On 20 July 2022, Flores joined Segunda División club Real Oviedo on a season-long loan. On 15 August 2022, he made his professional debut in a league match against FC Andorra in a 1–0 loss, coming on as a substitute.

International career
Flores was eligible to play for either Canada, England or Mexico. He was first called up to the England under-16 side in 2019, but decided to join up with the Mexico under-16 team that same year, playing every game at the Montaigu Tournament.

In December 2020, Flores accepted a call up to a Canada camp that would take place in January 2021, but later pulled out to remain with Arsenal. On 18 June 2021, Flores was named to Canada's provisional 60-man squad for the 2021 CONCACAF Gold Cup.

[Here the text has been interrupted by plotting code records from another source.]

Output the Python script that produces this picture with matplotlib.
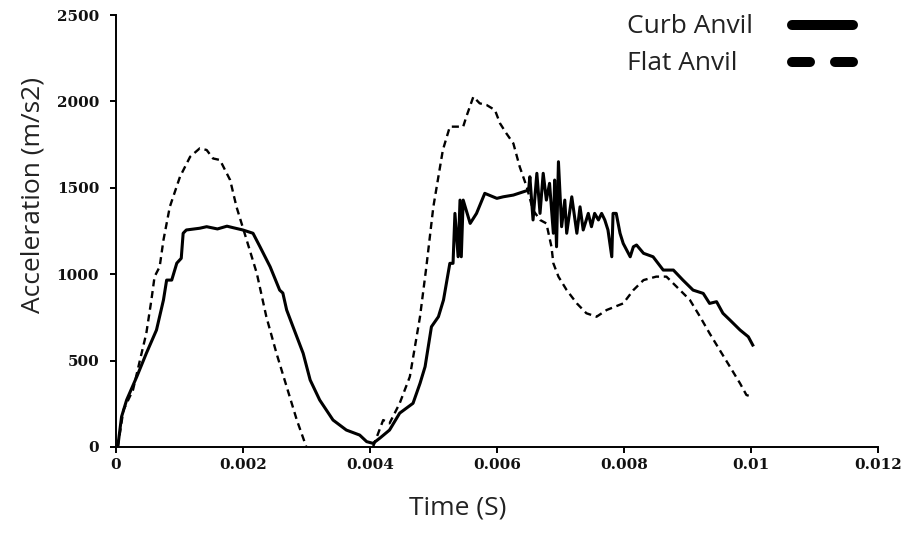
import numpy as np
import matplotlib
matplotlib.use("Agg")
import matplotlib.pyplot as plt
from matplotlib.lines import Line2D

# ---- data ----
curb_t = [0.00003, 0.00009, 0.00017, 0.00033, 0.00048, 0.00064, 0.00075, 0.00080, 0.00088, 0.00096,
          0.00103, 0.00106, 0.00111, 0.00132, 0.00143, 0.00160, 0.00175, 0.00185, 0.00200, 0.00216,
          0.00227, 0.00243, 0.00258, 0.00263, 0.00269, 0.00279, 0.00295, 0.00306, 0.00321, 0.00342,
          0.00363, 0.00384, 0.00395, 0.00405, 0.00416, 0.00431, 0.00447, 0.00468, 0.00479, 0.00487,
          0.00497, 0.00508, 0.00516, 0.00526, 0.00531, 0.00534, 0.00539, 0.00542, 0.00544, 0.00547,
          0.00558, 0.00568, 0.00581, 0.00600, 0.00610, 0.00626, 0.00650, 0.00652, 0.00657, 0.00663,
          0.00668, 0.00673, 0.00678, 0.00683, 0.00689, 0.00691, 0.00694, 0.00697, 0.00702, 0.00707,
          0.00710, 0.00718, 0.00726, 0.00731, 0.00736, 0.00744, 0.00749, 0.00754, 0.00760, 0.00765,
          0.00770, 0.00775, 0.00781, 0.00783, 0.00788, 0.00794, 0.00799, 0.00810, 0.00815, 0.00820,
          0.00831, 0.00846, 0.00862, 0.00878, 0.00893, 0.00909, 0.00925, 0.00935, 0.00946, 0.00956,
          0.00967, 0.00983, 0.00996, 0.01003]
curb_a = [0, 175, 272, 407, 542, 677, 851, 966, 966, 1064,
          1092, 1237, 1256, 1266, 1275, 1262, 1278, 1269, 1256, 1237,
          1159, 1043, 908, 891, 793, 696, 542, 388, 272, 156,
          98, 69, 31, 21, 52, 98, 196, 253, 368, 465,
          696, 754, 851, 1063, 1063, 1352, 1101, 1429, 1101, 1429,
          1294, 1352, 1468, 1439, 1448, 1458, 1487, 1564, 1314, 1584,
          1352, 1584, 1429, 1526, 1237, 1545, 1159, 1651, 1275, 1429,
          1237, 1448, 1237, 1390, 1256, 1352, 1275, 1352, 1314, 1352,
          1314, 1256, 1101, 1352, 1352, 1237, 1178, 1101, 1159, 1169,
          1121, 1101, 1024, 1024, 966, 908, 889, 831, 841, 774,
          735, 677, 638, 590]

flat_t = [0.00003, 0.00012, 0.00027, 0.00038, 0.00048, 0.00056, 0.00061, 0.00069, 0.00075, 0.00085,
          0.00101, 0.00117, 0.00132, 0.00143, 0.00153, 0.00164, 0.00180, 0.00190, 0.00206, 0.00222,
          0.00237, 0.00253, 0.00269, 0.00285, 0.00298, 0.00300, 0.00350, 0.00405,
          0.00421, 0.00431, 0.00447, 0.00463, 0.00479, 0.00489, 0.00500, 0.00515, 0.00526, 0.00547,
          0.00552, 0.00563, 0.00573, 0.00584, 0.00597, 0.00605, 0.00615, 0.00626, 0.00636, 0.00647,
          0.00657, 0.00668, 0.00678, 0.00686, 0.00689, 0.00697, 0.00710, 0.00726, 0.00741, 0.00757,
          0.00773, 0.00799, 0.00815, 0.00831, 0.00851, 0.00867, 0.00883, 0.00904, 0.00920, 0.00935,
          0.00951, 0.00967, 0.00983, 0.00993, 0.01001]
flat_a = [0, 214, 330, 503, 658, 851, 986, 1043, 1198, 1390,
          1564, 1680, 1728, 1719, 1670, 1661, 1545, 1390, 1198, 1005,
          754, 542, 349, 156, 21, 0, np.nan, 0,
          156, 137, 253, 407, 754, 1043, 1390, 1719, 1854, 1854,
          1912, 2027, 1989, 1979, 1950, 1873, 1815, 1757, 1622, 1506,
          1371, 1314, 1294, 1159, 1063, 986, 908, 831, 774, 754,
          793, 831, 908, 966, 986, 986, 928, 851, 754, 658,
          561, 465, 368, 301, 291]

series_labels = ["Curb Anvil", "Flat Anvil"]
x_ticks = [0, 0.002, 0.004, 0.006, 0.008, 0.01, 0.012]
x_tick_labels = ["0", "0.002", "0.004", "0.006", "0.008", "0.01", "0.012"]
y_ticks = [0, 500, 1000, 1500, 2000, 2500]

TEXT_COLOR = "#222222"
LABEL_FONT = {"family": "Open Sans", "size": 19}

# ---- figure ----
fig = plt.figure(figsize=(9.05, 5.57), dpi=100)
ax = fig.add_axes([0.128, 0.1975, 0.842, 0.7755])

ax.plot(curb_t, curb_a, color="black", lw=2.2, solid_joinstyle="round")
ax.plot(flat_t, flat_a, color="black", lw=1.7, linestyle=(0, (3, 2)))

ax.set_xlim(0, 0.012)
ax.set_ylim(0, 2500)
ax.set_xticks(x_ticks)
ax.set_xticklabels(x_tick_labels)
ax.set_yticks(y_ticks)
ax.set_yticklabels([str(v) for v in y_ticks])

for s in ["top", "right"]:
    ax.spines[s].set_visible(False)
for s in ["left", "bottom"]:
    ax.spines[s].set_linewidth(1.4)
    ax.spines[s].set_color("black")

ax.tick_params(axis="both", direction="out", length=4, width=1.4, color="black")
ax.tick_params(axis="y", pad=8)
ax.tick_params(axis="x", pad=4)
for lab in ax.get_xticklabels() + ax.get_yticklabels():
    lab.set_fontfamily("DejaVu Serif")
    lab.set_fontweight("bold")
    lab.set_fontsize(11)
    lab.set_color("#111111")

ax.set_xlabel("Time (S)", color=TEXT_COLOR, **LABEL_FONT)
ax.set_ylabel("Acceleration (m/s2)", color=TEXT_COLOR, **LABEL_FONT)
ax.xaxis.set_label_coords(0.448, -0.112)
ax.yaxis.set_label_coords(-0.092, 0.583)

# ---- legend: texts (left aligned) and handles (aligned column) ----
invisible = [Line2D([], [], alpha=0) for _ in series_labels]
leg_text = ax.legend(invisible, series_labels, loc="upper left",
                     bbox_to_anchor=(627 / 905, 0.975), bbox_transform=fig.transFigure,
                     frameon=False, prop=LABEL_FONT, handlelength=0, handletextpad=0,
                     labelspacing=0.45, borderaxespad=0, borderpad=0)
for t in leg_text.get_texts():
    t.set_color(TEXT_COLOR)
ax.add_artist(leg_text)

handles = [
    Line2D([], [], color="black", lw=7.2, solid_capstyle="round"),
    Line2D([], [], color="black", lw=7.2, dash_capstyle="round", linestyle=(0, (1.8, 2.5))),
]
leg_lines = ax.legend(handles, ["", ""], loc="upper left",
                      bbox_to_anchor=(792 / 905, 0.973), bbox_transform=fig.transFigure,
                      frameon=False, prop=LABEL_FONT, handlelength=2.31, handletextpad=0,
                      labelspacing=0.45, borderaxespad=0, borderpad=0)

fig.savefig("out.png", dpi=100)
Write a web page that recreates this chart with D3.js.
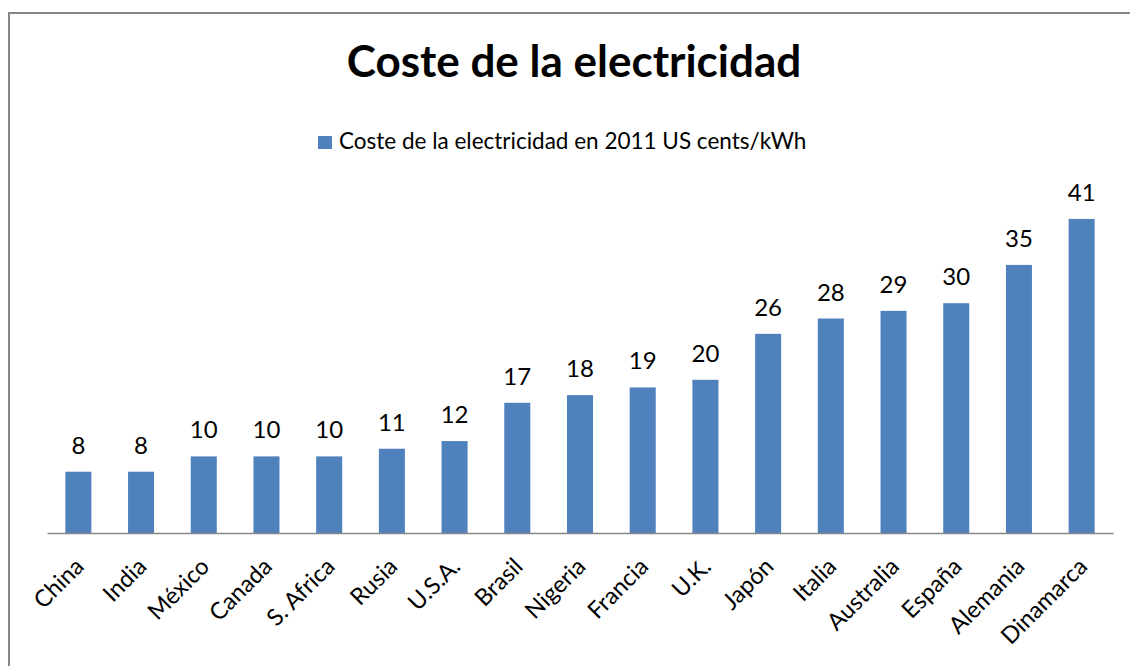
<!DOCTYPE html>
<html><head><meta charset="utf-8">
<script src="https://cdn.jsdelivr.net/npm/d3@7"></script>
<style>body{margin:0;background:#fff}svg{display:block}</style>
</head><body>
<svg id="c" width="1130" height="666"></svg>
<script>
const categories = ["China","India","México","Canada","S. Africa","Rusia","U.S.A.","Brasil","Nigeria","Francia","U.K.","Japón","Italia","Australia","España","Alemania","Dinamarca"];
const values = [8,8,10,10,10,11,12,17,18,19,20,26,28,29,30,35,41];
const titleText = "Coste de la electricidad";
const seriesName = "Coste de la electricidad en 2011 US cents/kWh";

const FONT = "Lato, 'Open Sans', sans-serif";
const svg = d3.select("#c");
svg.append("rect").attr("x",9).attr("y",13).attr("width",1300).attr("height",800)
  .attr("fill","#fff").attr("stroke","#868686").attr("stroke-width",2);

const x = d3.scaleBand().domain(categories).range([47,1113]).paddingInner(0.585).paddingOuter(0.2925);
const y = d3.scaleLinear().domain([0,45]).range([533,533-45*7.66]);

svg.append("text").attr("x",574).attr("y",77).attr("text-anchor","middle")
  .attr("font-family",FONT).attr("font-weight","bold").attr("font-size",44).attr("fill","#000").text(titleText);

svg.append("rect").attr("x",318).attr("y",136).attr("width",14).attr("height",13).attr("fill","#4F81BD");
svg.append("text").attr("x",339).attr("y",149).attr("font-family",FONT).attr("font-size",22.5).attr("fill","#000").text(seriesName);

const g = svg.append("g");
g.selectAll("rect.bar").data(values).join("rect").attr("class","bar")
  .attr("x",(d,i)=>x(categories[i])).attr("width",x.bandwidth())
  .attr("y",d=>y(d)).attr("height",d=>y(0)-y(d)).attr("fill","#4F81BD");
g.selectAll("text.val").data(values).join("text").attr("class","val")
  .attr("x",(d,i)=>x(categories[i])+x.bandwidth()/2).attr("y",d=>y(d)-18)
  .attr("text-anchor","middle").attr("font-family",FONT).attr("font-size",24).attr("fill","#000").text(d=>d);

const axis = d3.axisBottom(x).tickSize(0).tickPadding(0);
const ag = svg.append("g").attr("transform","translate(0,533)").call(axis);
ag.select(".domain").attr("stroke","#888").attr("stroke-width",1.5);
ag.selectAll(".tick text").attr("font-family",FONT).attr("font-size",23.5).attr("fill","#000")
  .attr("text-anchor","end").attr("dy",0).attr("y",0)
  .attr("transform","translate(7,35) rotate(-45)");
</script>
</body></html>
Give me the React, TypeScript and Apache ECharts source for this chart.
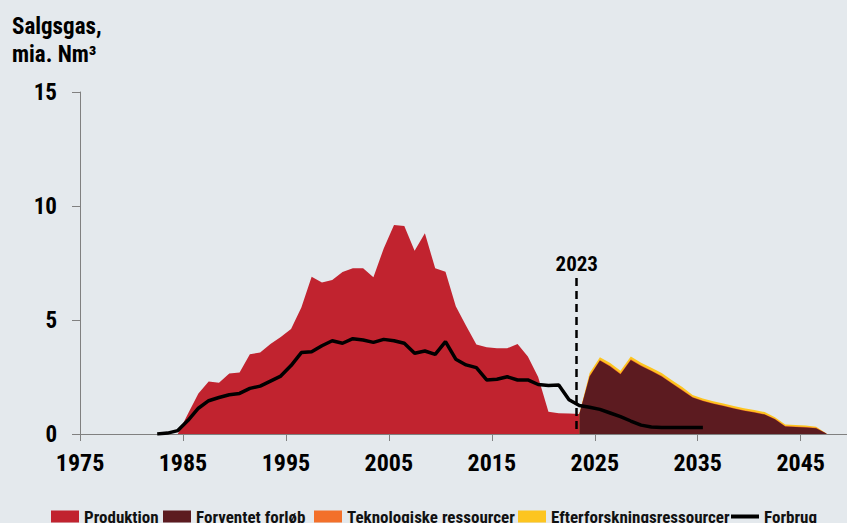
import React, { useEffect, useRef } from "react";
import * as echarts from "echarts";

// ---------- data ----------
const BASE_YEAR = 1975;
const MID_YEAR = 0.5; // annual values are drawn mid-year

const productionYears = [
  1984, 1985, 1986, 1987, 1988, 1989, 1990, 1991, 1992, 1993, 1994, 1995, 1996, 1997,
  1998, 1999, 2000, 2001, 2002, 2003, 2004, 2005, 2006, 2007, 2008, 2009, 2010, 2011,
  2012, 2013, 2014, 2015, 2016, 2017, 2018, 2019, 2020, 2021, 2022, 2023,
];
const productionValues = [
  0.0, 0.9, 1.78, 2.3, 2.25, 2.65, 2.7, 3.5, 3.57, 3.95, 4.25, 4.6, 5.55, 6.9,
  6.65, 6.75, 7.1, 7.27, 7.27, 6.87, 8.14, 9.17, 9.12, 8.04, 8.8, 7.27, 7.12, 5.6,
  4.75, 3.92, 3.8, 3.76, 3.76, 3.95, 3.4, 2.5, 0.98, 0.91, 0.9, 0.88,
];

const futureYears = [
  2023, 2024, 2025, 2026, 2027, 2028, 2029, 2030, 2031, 2032, 2033, 2034, 2035,
  2036, 2037, 2038, 2039, 2040, 2041, 2042, 2043, 2044, 2045, 2046, 2047,
];
const forventetValues = [
  0.88, 2.52, 3.22, 2.96, 2.62, 3.25, 2.98, 2.76, 2.52, 2.21, 1.91, 1.6, 1.45,
  1.33, 1.23, 1.12, 1.02, 0.94, 0.85, 0.65, 0.33, 0.31, 0.29, 0.25, 0.02,
];
const teknologiskeValues = [
  0, 0.03, 0.03, 0.03, 0.03, 0.03, 0.03, 0.03, 0.03, 0.03, 0.03, 0.02, 0.02,
  0.02, 0.02, 0.02, 0.02, 0.02, 0.02, 0.02, 0.02, 0.02, 0.02, 0.02, 0,
];
const efterforskningValues = [
  0, 0.12, 0.12, 0.12, 0.12, 0.12, 0.12, 0.12, 0.12, 0.12, 0.12, 0.09, 0.09,
  0.09, 0.09, 0.09, 0.09, 0.09, 0.09, 0.07, 0.07, 0.06, 0.06, 0.05, 0,
];

const consumptionYears = [
  1982, 1983, 1984, 1985, 1986, 1987, 1988, 1989, 1990, 1991, 1992, 1993, 1994, 1995,
  1996, 1997, 1998, 1999, 2000, 2001, 2002, 2003, 2004, 2005, 2006, 2007, 2008, 2009,
  2010, 2011, 2012, 2013, 2014, 2015, 2016, 2017, 2018, 2019, 2020, 2021, 2022, 2023,
  2024, 2025, 2026, 2027, 2028, 2029, 2030, 2031, 2032, 2033, 2034, 2035,
];
const consumptionValues = [
  0, 0.04, 0.15, 0.6, 1.13, 1.46, 1.6, 1.72, 1.78, 2.0, 2.1, 2.32, 2.54, 3.0,
  3.57, 3.61, 3.87, 4.09, 3.98, 4.18, 4.12, 4.02, 4.15, 4.09, 3.98, 3.54, 3.64, 3.49,
  4.05, 3.28, 3.03, 2.91, 2.37, 2.4, 2.51, 2.37, 2.37, 2.17, 2.13, 2.15, 1.5, 1.25,
  1.17, 1.08, 0.92, 0.76, 0.57, 0.39, 0.31, 0.29, 0.29, 0.29, 0.29, 0.29,
];

const markerYear = 2023;
const markerTop = 6.84;

const seriesNames = [
  "Produktion",
  "Forventet forløb",
  "Teknologiske ressourcer",
  "Efterforskningsressourcer",
  "Forbrug",
];
const titleLines = ["Salgsgas,", "mia. Nm³"];

// ---------- style ----------
const BG = "#e4e9ed";
const FONT = "'Liberation Sans Narrow', 'Arial Narrow', 'Roboto Condensed', sans-serif";
const AXIS = "#808080";
const COLORS = {
  prod: "#c1232f",
  forv: "#5c1b20",
  tek: "#f3702a",
  eft: "#fdc520",
  line: "#000000",
};
const LEGEND_LEFTS = [51, 163, 314, 518, 731];
const LEGEND_ICONS = ["rect", "rect", "rect", "rect", "path://M0,0 L28,0 L28,4 L0,4 Z"];

const toPoints = (years: number[], values: number[]) =>
  years.map((y, i) => [y - BASE_YEAR + MID_YEAR, values[i]]);

// cumulative tops for the layered future areas (drawn back to front)
const forvTop = forventetValues;
const tekTop = forventetValues.map((v, i) => v + teknologiskeValues[i]);
const eftTop = tekTop.map((v, i) => v + efterforskningValues[i]);

const areaSeries = (name: string, color: string, years: number[], values: number[], z = 2) => ({
  name,
  type: "line",
  data: toPoints(years, values),
  symbol: "none",
  showSymbol: false,
  color,
  itemStyle: { color },
  lineStyle: { width: 0, color },
  areaStyle: { color, opacity: 1 },
  z,
  silent: true,
});

export default function App() {
  const ref = useRef<HTMLDivElement>(null);

  useEffect(() => {
    document.body.style.margin = "0";
    document.body.style.background = BG;
    const chart = echarts.init(ref.current!, null, { renderer: "svg" });
    const option: any = {
      animation: false,
      backgroundColor: BG,
      textStyle: { fontFamily: FONT },
      title: {
        text: titleLines.join("\n"),
        left: 12,
        top: 12,
        padding: 0,
        textStyle: {
          fontFamily: FONT,
          fontWeight: "bold",
          fontSize: 23,
          lineHeight: 28,
          color: "#000",
        },
      },
      grid: { left: 80, right: 0, top: 92, bottom: 89, containLabel: false },
      xAxis: {
        type: "value",
        min: 0,
        max: 74.5,
        interval: 10,
        axisLine: { show: true, lineStyle: { color: AXIS, width: 1 } },
        axisTick: { show: true, length: 7, lineStyle: { color: AXIS } },
        splitLine: { show: false },
        axisLabel: {
          margin: 17,
          showMaxLabel: false,
          fontFamily: FONT,
          fontWeight: "bold",
          fontSize: 24,
          color: "#000",
          formatter: (v: number) => (v % 10 === 0 ? String(v + BASE_YEAR) : ""),
        },
      },
      yAxis: {
        type: "value",
        min: 0,
        max: 15,
        interval: 5,
        axisLine: { show: true, lineStyle: { color: AXIS, width: 1 } },
        axisTick: { show: true, length: 8, lineStyle: { color: AXIS } },
        splitLine: { show: false },
        axisLabel: {
          margin: 23,
          fontFamily: FONT,
          fontWeight: "bold",
          fontSize: 23,
          color: "#000",
        },
      },
      legend: seriesNames.map((name, i) => ({
        left: LEGEND_LEFTS[i],
        top: 508,
        padding: 0,
        itemGap: 0,
        itemWidth: 28,
        itemHeight: 12,
        symbolKeepAspect: true,
        textStyle: {
          fontFamily: FONT,
          fontWeight: "bold",
          fontSize: 17,
          color: "#111",
        },
        data: [{ name, icon: LEGEND_ICONS[i] }],
      })),
      series: [
        areaSeries(seriesNames[0], COLORS.prod, productionYears, productionValues, 2),
        areaSeries(seriesNames[3], COLORS.eft, futureYears, eftTop, 2),
        areaSeries(seriesNames[2], COLORS.tek, futureYears, tekTop, 2),
        areaSeries(seriesNames[1], COLORS.forv, futureYears, forvTop, 2),
        {
          name: seriesNames[4],
          type: "line",
          data: toPoints(consumptionYears, consumptionValues),
          symbol: "none",
          showSymbol: false,
          color: COLORS.line,
          itemStyle: { color: COLORS.line },
          lineStyle: { width: 3.5, color: COLORS.line },
          z: 5,
          silent: true,
          markLine: {
            silent: true,
            symbol: ["none", "none"],
            lineStyle: { color: "#000", width: 2.5, type: [8, 5] },
            label: {
              show: true,
              position: "start",
              distance: 4,
              formatter: String(markerYear),
              fontFamily: FONT,
              fontWeight: "bold",
              fontSize: 21,
              color: "#000",
            },
            data: [
              [
                { coord: [markerYear - BASE_YEAR + 0.25, markerTop] },
                { coord: [markerYear - BASE_YEAR + 0.25, 0] },
              ],
            ],
          },
        },
      ],
    };
    chart.setOption(option);
    return () => chart.dispose();
  }, []);

  return <div ref={ref} style={{ width: 847, height: 523 }} />;
}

In September 2021, Flores featured for Mexico's under-20 side in a double-header against Spain. In November, Flores was called up by Luis Ernesto Pérez to participate at the 2021 Revelations Cup, scoring two goals in three appearances, where Mexico won the competition. Later that month, senior national team manager Gerardo Martino expressed the possibility of calling up Flores for the friendly match against Chile on 8 December. On 29 November, Arsenal confirmed that Flores had received his first senior call up.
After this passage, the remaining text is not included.